_Rows from a dataset of charts and code:_
^^^^
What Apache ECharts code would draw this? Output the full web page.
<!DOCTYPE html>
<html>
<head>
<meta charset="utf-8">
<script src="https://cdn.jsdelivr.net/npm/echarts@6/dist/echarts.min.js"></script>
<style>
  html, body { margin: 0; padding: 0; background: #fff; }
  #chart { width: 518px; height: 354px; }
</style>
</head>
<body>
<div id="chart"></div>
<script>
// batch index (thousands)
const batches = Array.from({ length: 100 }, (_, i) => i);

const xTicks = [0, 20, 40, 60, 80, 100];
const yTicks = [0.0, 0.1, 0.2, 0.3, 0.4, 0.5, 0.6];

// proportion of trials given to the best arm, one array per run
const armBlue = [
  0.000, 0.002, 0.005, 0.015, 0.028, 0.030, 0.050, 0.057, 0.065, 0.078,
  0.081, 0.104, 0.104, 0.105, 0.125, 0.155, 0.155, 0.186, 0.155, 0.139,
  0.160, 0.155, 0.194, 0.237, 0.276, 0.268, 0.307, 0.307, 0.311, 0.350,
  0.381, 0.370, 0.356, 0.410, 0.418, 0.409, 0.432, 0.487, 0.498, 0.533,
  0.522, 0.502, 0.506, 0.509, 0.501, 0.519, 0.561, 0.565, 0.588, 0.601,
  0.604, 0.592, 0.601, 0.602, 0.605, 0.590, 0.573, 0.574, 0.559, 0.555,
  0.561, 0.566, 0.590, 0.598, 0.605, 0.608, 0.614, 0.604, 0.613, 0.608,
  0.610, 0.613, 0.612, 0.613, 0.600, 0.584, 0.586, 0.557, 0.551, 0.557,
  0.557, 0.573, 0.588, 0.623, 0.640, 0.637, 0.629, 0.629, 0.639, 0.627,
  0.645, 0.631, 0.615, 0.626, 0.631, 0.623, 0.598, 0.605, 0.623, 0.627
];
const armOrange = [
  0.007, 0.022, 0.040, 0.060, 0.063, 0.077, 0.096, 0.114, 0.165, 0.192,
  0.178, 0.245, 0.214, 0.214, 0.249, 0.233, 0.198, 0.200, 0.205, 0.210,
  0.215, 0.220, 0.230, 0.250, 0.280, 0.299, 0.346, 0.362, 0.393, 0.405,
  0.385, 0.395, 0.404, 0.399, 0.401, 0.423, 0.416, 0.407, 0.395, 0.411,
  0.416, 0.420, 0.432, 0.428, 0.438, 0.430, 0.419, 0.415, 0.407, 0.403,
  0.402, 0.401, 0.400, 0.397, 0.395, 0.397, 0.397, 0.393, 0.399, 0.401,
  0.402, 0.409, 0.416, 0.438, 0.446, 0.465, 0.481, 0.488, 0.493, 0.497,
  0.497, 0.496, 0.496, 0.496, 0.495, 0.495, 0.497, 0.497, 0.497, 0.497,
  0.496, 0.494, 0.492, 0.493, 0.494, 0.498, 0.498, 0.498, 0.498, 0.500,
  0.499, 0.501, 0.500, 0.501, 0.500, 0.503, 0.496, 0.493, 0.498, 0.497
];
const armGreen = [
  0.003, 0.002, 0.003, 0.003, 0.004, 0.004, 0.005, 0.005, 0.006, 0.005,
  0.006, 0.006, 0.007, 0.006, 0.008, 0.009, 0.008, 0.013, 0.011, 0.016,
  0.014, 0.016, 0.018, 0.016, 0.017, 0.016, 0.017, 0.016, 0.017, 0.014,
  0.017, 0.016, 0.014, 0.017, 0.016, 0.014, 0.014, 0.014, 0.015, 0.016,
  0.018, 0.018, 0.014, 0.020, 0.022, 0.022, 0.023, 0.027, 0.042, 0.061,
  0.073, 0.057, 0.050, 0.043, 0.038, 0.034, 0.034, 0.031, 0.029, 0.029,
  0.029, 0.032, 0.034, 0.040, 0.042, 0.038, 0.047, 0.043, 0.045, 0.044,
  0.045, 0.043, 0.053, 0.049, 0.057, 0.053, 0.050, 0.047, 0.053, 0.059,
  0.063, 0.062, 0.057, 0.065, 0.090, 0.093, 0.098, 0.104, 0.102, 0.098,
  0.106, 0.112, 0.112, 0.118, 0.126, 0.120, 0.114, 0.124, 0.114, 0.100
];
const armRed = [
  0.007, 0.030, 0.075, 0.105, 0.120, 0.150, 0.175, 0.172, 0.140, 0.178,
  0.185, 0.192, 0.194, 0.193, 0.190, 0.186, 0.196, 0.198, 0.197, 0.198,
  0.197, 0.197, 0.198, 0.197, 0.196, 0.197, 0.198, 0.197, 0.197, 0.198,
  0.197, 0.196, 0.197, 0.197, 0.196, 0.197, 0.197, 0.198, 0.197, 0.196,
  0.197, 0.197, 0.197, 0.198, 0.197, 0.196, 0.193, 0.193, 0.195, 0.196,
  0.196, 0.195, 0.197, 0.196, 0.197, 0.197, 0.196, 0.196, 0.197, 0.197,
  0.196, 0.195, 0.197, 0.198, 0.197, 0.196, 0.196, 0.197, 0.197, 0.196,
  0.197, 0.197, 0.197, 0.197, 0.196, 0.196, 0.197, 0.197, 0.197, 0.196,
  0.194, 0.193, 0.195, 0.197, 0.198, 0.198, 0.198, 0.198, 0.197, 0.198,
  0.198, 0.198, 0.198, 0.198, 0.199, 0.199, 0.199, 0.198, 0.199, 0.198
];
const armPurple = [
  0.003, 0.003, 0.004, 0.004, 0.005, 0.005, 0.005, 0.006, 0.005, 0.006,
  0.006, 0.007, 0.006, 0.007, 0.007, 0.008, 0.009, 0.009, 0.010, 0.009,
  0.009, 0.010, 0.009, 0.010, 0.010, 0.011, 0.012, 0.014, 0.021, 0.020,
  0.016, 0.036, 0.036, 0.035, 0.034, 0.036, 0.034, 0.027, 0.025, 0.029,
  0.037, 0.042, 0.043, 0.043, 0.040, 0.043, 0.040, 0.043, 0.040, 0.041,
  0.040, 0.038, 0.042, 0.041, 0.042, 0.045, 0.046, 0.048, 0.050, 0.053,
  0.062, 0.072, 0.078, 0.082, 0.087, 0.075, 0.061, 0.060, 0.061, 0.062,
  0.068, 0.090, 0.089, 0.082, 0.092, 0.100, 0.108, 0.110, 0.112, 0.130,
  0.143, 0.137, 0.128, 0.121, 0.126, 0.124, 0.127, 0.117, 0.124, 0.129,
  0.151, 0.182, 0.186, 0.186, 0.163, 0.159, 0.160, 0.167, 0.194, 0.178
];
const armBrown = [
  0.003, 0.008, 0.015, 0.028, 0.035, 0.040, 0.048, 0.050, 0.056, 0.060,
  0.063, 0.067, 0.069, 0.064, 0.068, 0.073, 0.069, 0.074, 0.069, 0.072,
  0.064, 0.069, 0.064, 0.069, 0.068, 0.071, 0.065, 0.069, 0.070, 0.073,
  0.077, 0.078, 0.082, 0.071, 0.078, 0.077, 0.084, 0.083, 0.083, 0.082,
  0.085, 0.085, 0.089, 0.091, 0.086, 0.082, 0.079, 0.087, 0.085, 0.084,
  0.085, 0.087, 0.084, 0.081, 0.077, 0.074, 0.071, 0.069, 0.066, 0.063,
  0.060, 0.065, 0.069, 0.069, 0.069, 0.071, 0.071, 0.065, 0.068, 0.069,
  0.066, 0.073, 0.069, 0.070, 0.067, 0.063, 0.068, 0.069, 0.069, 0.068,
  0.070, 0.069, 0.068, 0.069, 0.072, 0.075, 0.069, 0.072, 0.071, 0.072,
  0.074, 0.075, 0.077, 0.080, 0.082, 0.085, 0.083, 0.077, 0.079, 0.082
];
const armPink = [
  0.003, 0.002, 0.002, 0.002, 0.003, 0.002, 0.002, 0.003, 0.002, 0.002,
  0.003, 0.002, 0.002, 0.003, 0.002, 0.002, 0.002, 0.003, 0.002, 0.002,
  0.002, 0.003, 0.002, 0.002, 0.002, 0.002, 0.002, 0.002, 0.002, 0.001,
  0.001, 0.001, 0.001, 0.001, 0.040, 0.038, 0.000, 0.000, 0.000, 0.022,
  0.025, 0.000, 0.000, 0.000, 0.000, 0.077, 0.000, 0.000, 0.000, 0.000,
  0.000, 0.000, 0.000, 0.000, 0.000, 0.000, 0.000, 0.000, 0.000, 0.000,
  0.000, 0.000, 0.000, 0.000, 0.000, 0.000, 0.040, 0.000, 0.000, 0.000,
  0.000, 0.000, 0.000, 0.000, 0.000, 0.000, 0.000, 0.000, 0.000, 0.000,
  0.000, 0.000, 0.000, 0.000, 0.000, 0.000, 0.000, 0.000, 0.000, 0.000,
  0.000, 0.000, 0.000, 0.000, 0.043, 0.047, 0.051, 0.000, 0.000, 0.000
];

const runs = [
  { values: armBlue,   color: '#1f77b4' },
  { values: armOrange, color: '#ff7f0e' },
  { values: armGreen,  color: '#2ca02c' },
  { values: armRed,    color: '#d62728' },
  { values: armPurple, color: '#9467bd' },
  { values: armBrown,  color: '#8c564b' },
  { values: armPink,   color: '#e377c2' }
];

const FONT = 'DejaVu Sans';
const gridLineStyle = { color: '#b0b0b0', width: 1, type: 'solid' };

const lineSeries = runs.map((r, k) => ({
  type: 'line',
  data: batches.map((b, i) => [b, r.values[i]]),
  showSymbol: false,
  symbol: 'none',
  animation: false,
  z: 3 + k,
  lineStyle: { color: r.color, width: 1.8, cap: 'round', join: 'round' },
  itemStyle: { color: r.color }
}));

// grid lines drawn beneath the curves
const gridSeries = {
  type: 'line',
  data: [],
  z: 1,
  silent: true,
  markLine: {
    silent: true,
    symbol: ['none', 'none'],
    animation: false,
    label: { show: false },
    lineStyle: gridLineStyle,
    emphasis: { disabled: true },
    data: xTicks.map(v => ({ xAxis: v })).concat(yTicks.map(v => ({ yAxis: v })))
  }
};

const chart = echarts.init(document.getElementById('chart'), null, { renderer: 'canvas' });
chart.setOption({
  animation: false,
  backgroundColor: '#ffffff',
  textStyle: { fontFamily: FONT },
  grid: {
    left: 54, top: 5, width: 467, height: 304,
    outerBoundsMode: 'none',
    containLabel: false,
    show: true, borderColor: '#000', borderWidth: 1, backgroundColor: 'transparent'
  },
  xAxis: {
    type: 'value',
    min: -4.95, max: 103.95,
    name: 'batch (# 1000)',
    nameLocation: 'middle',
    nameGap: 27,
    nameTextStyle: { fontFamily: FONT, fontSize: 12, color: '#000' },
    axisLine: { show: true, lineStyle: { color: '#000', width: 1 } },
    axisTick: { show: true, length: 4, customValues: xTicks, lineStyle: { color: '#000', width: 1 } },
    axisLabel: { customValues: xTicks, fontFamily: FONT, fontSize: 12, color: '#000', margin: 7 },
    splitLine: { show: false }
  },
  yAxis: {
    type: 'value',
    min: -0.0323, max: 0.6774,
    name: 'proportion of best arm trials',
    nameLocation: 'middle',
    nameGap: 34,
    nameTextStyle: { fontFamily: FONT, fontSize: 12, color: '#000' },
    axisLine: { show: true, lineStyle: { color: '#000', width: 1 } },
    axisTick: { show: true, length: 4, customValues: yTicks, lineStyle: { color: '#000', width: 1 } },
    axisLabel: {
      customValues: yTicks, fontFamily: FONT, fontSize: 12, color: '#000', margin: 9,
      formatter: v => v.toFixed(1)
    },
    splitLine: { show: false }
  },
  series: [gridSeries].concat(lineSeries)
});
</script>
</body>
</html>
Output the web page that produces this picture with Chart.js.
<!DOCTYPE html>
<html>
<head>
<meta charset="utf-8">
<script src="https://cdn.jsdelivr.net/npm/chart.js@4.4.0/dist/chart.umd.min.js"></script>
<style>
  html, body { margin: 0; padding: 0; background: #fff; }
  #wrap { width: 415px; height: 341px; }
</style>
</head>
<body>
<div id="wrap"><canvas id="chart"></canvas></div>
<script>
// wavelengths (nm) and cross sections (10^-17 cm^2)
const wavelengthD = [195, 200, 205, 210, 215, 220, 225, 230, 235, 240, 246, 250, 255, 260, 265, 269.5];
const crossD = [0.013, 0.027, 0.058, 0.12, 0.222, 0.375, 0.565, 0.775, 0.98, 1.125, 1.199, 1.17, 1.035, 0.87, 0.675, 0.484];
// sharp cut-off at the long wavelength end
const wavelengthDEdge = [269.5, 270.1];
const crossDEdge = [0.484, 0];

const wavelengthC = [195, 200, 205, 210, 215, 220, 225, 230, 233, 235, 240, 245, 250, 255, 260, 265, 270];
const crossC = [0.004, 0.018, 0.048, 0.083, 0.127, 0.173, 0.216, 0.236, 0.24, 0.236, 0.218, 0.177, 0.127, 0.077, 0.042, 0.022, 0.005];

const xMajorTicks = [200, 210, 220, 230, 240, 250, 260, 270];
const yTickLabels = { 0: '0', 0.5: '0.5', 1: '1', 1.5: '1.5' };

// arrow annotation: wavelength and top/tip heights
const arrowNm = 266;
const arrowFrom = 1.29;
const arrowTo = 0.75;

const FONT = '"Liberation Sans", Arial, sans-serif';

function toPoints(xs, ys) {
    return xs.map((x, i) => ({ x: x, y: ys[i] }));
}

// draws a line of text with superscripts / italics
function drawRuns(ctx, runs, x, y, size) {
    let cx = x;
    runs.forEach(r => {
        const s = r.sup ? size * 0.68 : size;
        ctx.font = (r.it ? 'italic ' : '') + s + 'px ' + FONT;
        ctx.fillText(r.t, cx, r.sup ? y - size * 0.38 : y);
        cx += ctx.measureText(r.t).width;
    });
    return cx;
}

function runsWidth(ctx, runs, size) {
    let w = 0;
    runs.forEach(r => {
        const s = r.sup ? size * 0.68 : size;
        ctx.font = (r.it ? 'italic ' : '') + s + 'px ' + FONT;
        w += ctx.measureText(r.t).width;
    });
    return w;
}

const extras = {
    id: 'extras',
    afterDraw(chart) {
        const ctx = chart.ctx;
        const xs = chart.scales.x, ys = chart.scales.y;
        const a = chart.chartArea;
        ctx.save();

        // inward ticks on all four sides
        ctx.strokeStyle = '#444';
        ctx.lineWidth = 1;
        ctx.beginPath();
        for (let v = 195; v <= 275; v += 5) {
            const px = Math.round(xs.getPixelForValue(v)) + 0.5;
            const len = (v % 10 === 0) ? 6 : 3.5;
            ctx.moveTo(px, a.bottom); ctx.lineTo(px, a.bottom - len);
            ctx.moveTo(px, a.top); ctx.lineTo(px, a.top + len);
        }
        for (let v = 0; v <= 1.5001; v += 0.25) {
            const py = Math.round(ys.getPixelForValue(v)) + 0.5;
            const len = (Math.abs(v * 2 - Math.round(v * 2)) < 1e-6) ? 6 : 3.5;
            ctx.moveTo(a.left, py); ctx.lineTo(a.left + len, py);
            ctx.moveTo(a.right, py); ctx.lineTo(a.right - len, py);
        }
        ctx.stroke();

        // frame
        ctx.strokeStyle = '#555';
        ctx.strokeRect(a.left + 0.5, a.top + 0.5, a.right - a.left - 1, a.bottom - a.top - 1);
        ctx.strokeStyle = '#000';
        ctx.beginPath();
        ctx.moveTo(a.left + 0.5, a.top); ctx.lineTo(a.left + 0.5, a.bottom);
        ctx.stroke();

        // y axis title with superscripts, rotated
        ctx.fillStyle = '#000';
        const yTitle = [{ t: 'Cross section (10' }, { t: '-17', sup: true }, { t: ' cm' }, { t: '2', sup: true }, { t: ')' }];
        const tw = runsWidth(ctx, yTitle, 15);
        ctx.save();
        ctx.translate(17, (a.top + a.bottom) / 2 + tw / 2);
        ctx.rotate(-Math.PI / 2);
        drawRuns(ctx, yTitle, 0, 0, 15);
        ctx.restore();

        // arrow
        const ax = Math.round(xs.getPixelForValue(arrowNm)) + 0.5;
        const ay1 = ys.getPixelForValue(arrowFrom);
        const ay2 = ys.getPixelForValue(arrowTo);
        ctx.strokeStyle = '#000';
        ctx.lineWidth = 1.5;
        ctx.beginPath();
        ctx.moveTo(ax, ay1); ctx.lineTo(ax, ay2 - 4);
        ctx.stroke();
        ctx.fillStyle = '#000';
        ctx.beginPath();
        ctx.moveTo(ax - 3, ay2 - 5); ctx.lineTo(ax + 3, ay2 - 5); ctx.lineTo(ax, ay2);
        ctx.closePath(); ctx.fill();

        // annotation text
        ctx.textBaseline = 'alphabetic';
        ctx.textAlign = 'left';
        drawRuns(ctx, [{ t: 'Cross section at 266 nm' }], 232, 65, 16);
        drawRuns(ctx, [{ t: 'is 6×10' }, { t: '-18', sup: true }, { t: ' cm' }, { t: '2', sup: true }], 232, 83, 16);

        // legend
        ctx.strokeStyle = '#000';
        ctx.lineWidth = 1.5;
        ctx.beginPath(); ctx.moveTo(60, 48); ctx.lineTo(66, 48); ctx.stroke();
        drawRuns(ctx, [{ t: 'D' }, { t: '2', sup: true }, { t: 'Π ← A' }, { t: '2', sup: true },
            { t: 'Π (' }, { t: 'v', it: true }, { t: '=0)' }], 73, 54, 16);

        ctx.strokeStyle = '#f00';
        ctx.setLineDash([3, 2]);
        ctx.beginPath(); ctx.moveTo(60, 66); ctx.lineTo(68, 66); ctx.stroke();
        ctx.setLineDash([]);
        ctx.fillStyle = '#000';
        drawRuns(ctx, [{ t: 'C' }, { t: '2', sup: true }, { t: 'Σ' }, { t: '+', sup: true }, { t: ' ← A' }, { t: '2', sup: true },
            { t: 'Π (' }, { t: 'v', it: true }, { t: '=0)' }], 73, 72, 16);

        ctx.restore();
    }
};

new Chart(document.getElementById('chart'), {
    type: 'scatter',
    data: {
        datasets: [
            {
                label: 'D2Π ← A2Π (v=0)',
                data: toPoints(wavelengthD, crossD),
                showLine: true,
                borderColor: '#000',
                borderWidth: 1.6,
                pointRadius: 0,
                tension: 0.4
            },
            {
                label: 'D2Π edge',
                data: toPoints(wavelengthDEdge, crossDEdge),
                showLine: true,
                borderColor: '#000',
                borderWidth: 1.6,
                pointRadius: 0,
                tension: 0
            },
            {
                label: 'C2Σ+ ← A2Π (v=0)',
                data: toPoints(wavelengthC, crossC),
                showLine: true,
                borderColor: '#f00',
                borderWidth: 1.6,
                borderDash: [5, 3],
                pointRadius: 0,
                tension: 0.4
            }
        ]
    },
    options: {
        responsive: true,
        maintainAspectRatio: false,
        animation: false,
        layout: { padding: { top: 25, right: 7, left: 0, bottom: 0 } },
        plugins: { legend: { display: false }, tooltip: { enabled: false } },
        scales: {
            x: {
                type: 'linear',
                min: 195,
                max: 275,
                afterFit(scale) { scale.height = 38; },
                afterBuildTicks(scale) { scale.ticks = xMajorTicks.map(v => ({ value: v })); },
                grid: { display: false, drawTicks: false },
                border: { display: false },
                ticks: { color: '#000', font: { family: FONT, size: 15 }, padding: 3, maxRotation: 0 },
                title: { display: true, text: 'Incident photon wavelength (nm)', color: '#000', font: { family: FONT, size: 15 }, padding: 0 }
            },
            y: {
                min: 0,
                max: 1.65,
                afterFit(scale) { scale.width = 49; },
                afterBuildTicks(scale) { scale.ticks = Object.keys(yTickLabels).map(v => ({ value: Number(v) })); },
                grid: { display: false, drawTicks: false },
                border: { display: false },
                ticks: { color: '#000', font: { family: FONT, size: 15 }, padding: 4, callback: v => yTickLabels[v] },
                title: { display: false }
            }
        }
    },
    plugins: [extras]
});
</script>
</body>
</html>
^^^^
_Goal:_ Retype exactly the lines from the start of the entries through the one with "const yTicks = [0.0, 0.1, 0.2, 0.3, 0.4, 0.5, 0.6];"; include both ends.

_Answer:_
What Apache ECharts code would draw this? Output the full web page.
<!DOCTYPE html>
<html>
<head>
<meta charset="utf-8">
<script src="https://cdn.jsdelivr.net/npm/echarts@6/dist/echarts.min.js"></script>
<style>
  html, body { margin: 0; padding: 0; background: #fff; }
  #chart { width: 518px; height: 354px; }
</style>
</head>
<body>
<div id="chart"></div>
<script>
// batch index (thousands)
const batches = Array.from({ length: 100 }, (_, i) => i);

const xTicks = [0, 20, 40, 60, 80, 100];
const yTicks = [0.0, 0.1, 0.2, 0.3, 0.4, 0.5, 0.6];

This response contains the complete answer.